* SET PROBLEM *
Leave out any pictures and transcribe all other data below exactly.

* GIVEN MATERIAL *
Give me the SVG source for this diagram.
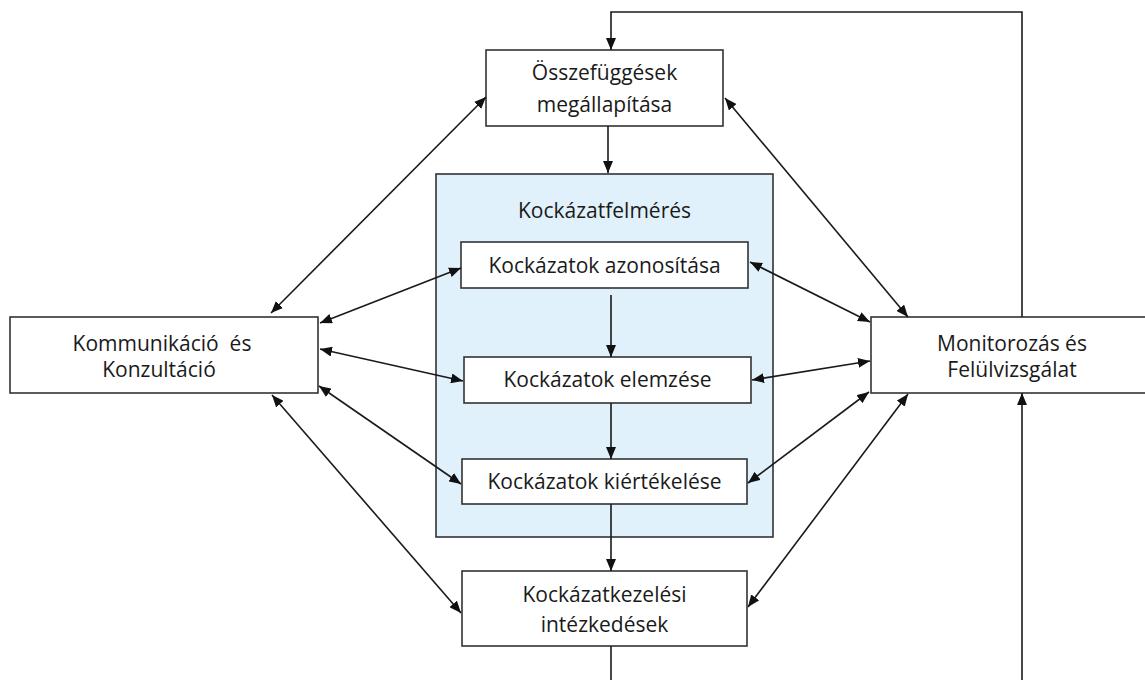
<svg xmlns="http://www.w3.org/2000/svg" width="1145" height="680" viewBox="0 0 1145 680">
<defs>
<style>
.box{fill:#ffffff;stroke:#333333;stroke-width:1.6}
.group{fill:#e1f1fc;stroke:#333333;stroke-width:1.6}
.t{font-family:"Open Sans","Noto Sans","DejaVu Sans",sans-serif;font-size:21px;fill:#1a1a1a;text-anchor:middle}
.c{fill:none;stroke:#1a1a1a;stroke-width:1.6}
.a{marker-end:url(#ah)}
.d{marker-start:url(#ah);marker-end:url(#ah)}
</style>
<marker id="ah" markerUnits="userSpaceOnUse" markerWidth="12" markerHeight="10" refX="12" refY="5" orient="auto-start-reverse">
<path d="M0,0 L12,5 L0,10 z" fill="#111111"/>
</marker>
</defs>
<rect width="1145" height="680" fill="#ffffff"/>
<g id="node-kockazatfelmeres">
<rect class="group" x="436" y="174" width="337" height="363"/>
<text class="t" x="604.5" y="218">Kockázatfelmérés</text>
</g>
<g id="node-osszefuggesek">
<rect class="box" x="486" y="50" width="237" height="76"/>
<text class="t" x="604.5" y="80">Összefüggések</text>
<text class="t" x="604.5" y="112">megállapítása</text>
</g>
<g id="node-azonositas">
<rect class="box" x="461" y="242" width="287" height="46"/>
<text class="t" x="604.5" y="273">Kockázatok azonosítása</text>
</g>
<g id="node-elemzes">
<rect class="box" x="464" y="357" width="287" height="46"/>
<text class="t" x="607.5" y="387">Kockázatok elemzése</text>
</g>
<g id="node-kiertekeles">
<rect class="box" x="462" y="459" width="285" height="45"/>
<text class="t" x="604.5" y="489">Kockázatok kiértékelése</text>
</g>
<g id="node-kezeles">
<rect class="box" x="462" y="571" width="285" height="75"/>
<text class="t" x="604.5" y="602">Kockázatkezelési</text>
<text class="t" x="604.5" y="632">intézkedések</text>
</g>
<g id="node-kommunikacio">
<rect class="box" x="10" y="317" width="308" height="76"/>
<text class="t" x="162" y="351" xml:space="preserve">Kommunikáció  és</text>
<text class="t" x="159" y="377">Konzultáció</text>
</g>
<g id="node-monitorozas">
<rect class="box" x="871" y="317" width="282" height="76"/>
<text class="t" x="1012" y="351">Monitorozás és</text>
<text class="t" x="1012" y="377">Felülvizsgálat</text>
</g>
<g id="connectors">
<polyline class="c a" points="1022,317 1022,12 611,12 611,50"/>
<line class="c a" x1="608" y1="126" x2="608" y2="173"/>
<line class="c a" x1="611" y1="295" x2="611" y2="357"/>
<line class="c a" x1="611" y1="403" x2="611" y2="459"/>
<line class="c a" x1="611" y1="504" x2="611" y2="571"/>
<line class="c" x1="611" y1="646" x2="611" y2="680"/>
<line class="c a" x1="1022" y1="680" x2="1022" y2="393"/>
<line class="c d" x1="271" y1="313" x2="486" y2="97"/>
<line class="c d" x1="320" y1="323" x2="461" y2="268"/>
<line class="c d" x1="320" y1="349" x2="463" y2="381"/>
<line class="c d" x1="319" y1="386" x2="461" y2="484"/>
<line class="c d" x1="272" y1="395" x2="461" y2="613"/>
<line class="c d" x1="725" y1="98" x2="908" y2="317"/>
<line class="c d" x1="750" y1="262" x2="870" y2="322"/>
<line class="c d" x1="752" y1="380" x2="870" y2="361"/>
<line class="c d" x1="748" y1="483" x2="869" y2="392"/>
<line class="c d" x1="748" y1="607" x2="908" y2="394"/>
</g>
</svg>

* ANSWER TO THE PROBLEM *
Give me the SVG source for this diagram.
<svg xmlns="http://www.w3.org/2000/svg" width="1145" height="680" viewBox="0 0 1145 680">
<defs>
<style>
.box{fill:#ffffff;stroke:#333333;stroke-width:1.6}
.group{fill:#e1f1fc;stroke:#333333;stroke-width:1.6}
.t{font-family:"Open Sans","Noto Sans","DejaVu Sans",sans-serif;font-size:21px;fill:#1a1a1a;text-anchor:middle}
.c{fill:none;stroke:#1a1a1a;stroke-width:1.6}
.a{marker-end:url(#ah)}
.d{marker-start:url(#ah);marker-end:url(#ah)}
</style>
<marker id="ah" markerUnits="userSpaceOnUse" markerWidth="12" markerHeight="10" refX="12" refY="5" orient="auto-start-reverse">
<path d="M0,0 L12,5 L0,10 z" fill="#111111"/>
</marker>
</defs>
<rect width="1145" height="680" fill="#ffffff"/>
<g id="node-kockazatfelmeres">
<rect class="group" x="436" y="174" width="337" height="363"/>
<text class="t" x="604.5" y="218">Kockázatfelmérés</text>
</g>
<g id="node-osszefuggesek">
<rect class="box" x="486" y="50" width="237" height="76"/>
<text class="t" x="604.5" y="80">Összefüggések</text>
<text class="t" x="604.5" y="112">megállapítása</text>
</g>
<g id="node-azonositas">
<rect class="box" x="461" y="242" width="287" height="46"/>
<text class="t" x="604.5" y="273">Kockázatok azonosítása</text>
</g>
<g id="node-elemzes">
<rect class="box" x="464" y="357" width="287" height="46"/>
<text class="t" x="607.5" y="387">Kockázatok elemzése</text>
</g>
<g id="node-kiertekeles">
<rect class="box" x="462" y="459" width="285" height="45"/>
<text class="t" x="604.5" y="489">Kockázatok kiértékelése</text>
</g>
<g id="node-kezeles">
<rect class="box" x="462" y="571" width="285" height="75"/>
<text class="t" x="604.5" y="602">Kockázatkezelési</text>
<text class="t" x="604.5" y="632">intézkedések</text>
</g>
<g id="node-kommunikacio">
<rect class="box" x="10" y="317" width="308" height="76"/>
<text class="t" x="162" y="351" xml:space="preserve">Kommunikáció  és</text>
<text class="t" x="159" y="377">Konzultáció</text>
</g>
<g id="node-monitorozas">
<rect class="box" x="871" y="317" width="282" height="76"/>
<text class="t" x="1012" y="351">Monitorozás és</text>
<text class="t" x="1012" y="377">Felülvizsgálat</text>
</g>
<g id="connectors">
<polyline class="c a" points="1022,317 1022,12 611,12 611,50"/>
<line class="c a" x1="608" y1="126" x2="608" y2="173"/>
<line class="c a" x1="611" y1="295" x2="611" y2="357"/>
<line class="c a" x1="611" y1="403" x2="611" y2="459"/>
<line class="c a" x1="611" y1="504" x2="611" y2="571"/>
<line class="c" x1="611" y1="646" x2="611" y2="680"/>
<line class="c a" x1="1022" y1="680" x2="1022" y2="393"/>
<line class="c d" x1="271" y1="313" x2="486" y2="97"/>
<line class="c d" x1="320" y1="323" x2="461" y2="268"/>
<line class="c d" x1="320" y1="349" x2="463" y2="381"/>
<line class="c d" x1="319" y1="386" x2="461" y2="484"/>
<line class="c d" x1="272" y1="395" x2="461" y2="613"/>
<line class="c d" x1="725" y1="98" x2="908" y2="317"/>
<line class="c d" x1="750" y1="262" x2="870" y2="322"/>
<line class="c d" x1="752" y1="380" x2="870" y2="361"/>
<line class="c d" x1="748" y1="483" x2="869" y2="392"/>
<line class="c d" x1="748" y1="607" x2="908" y2="394"/>
</g>
</svg>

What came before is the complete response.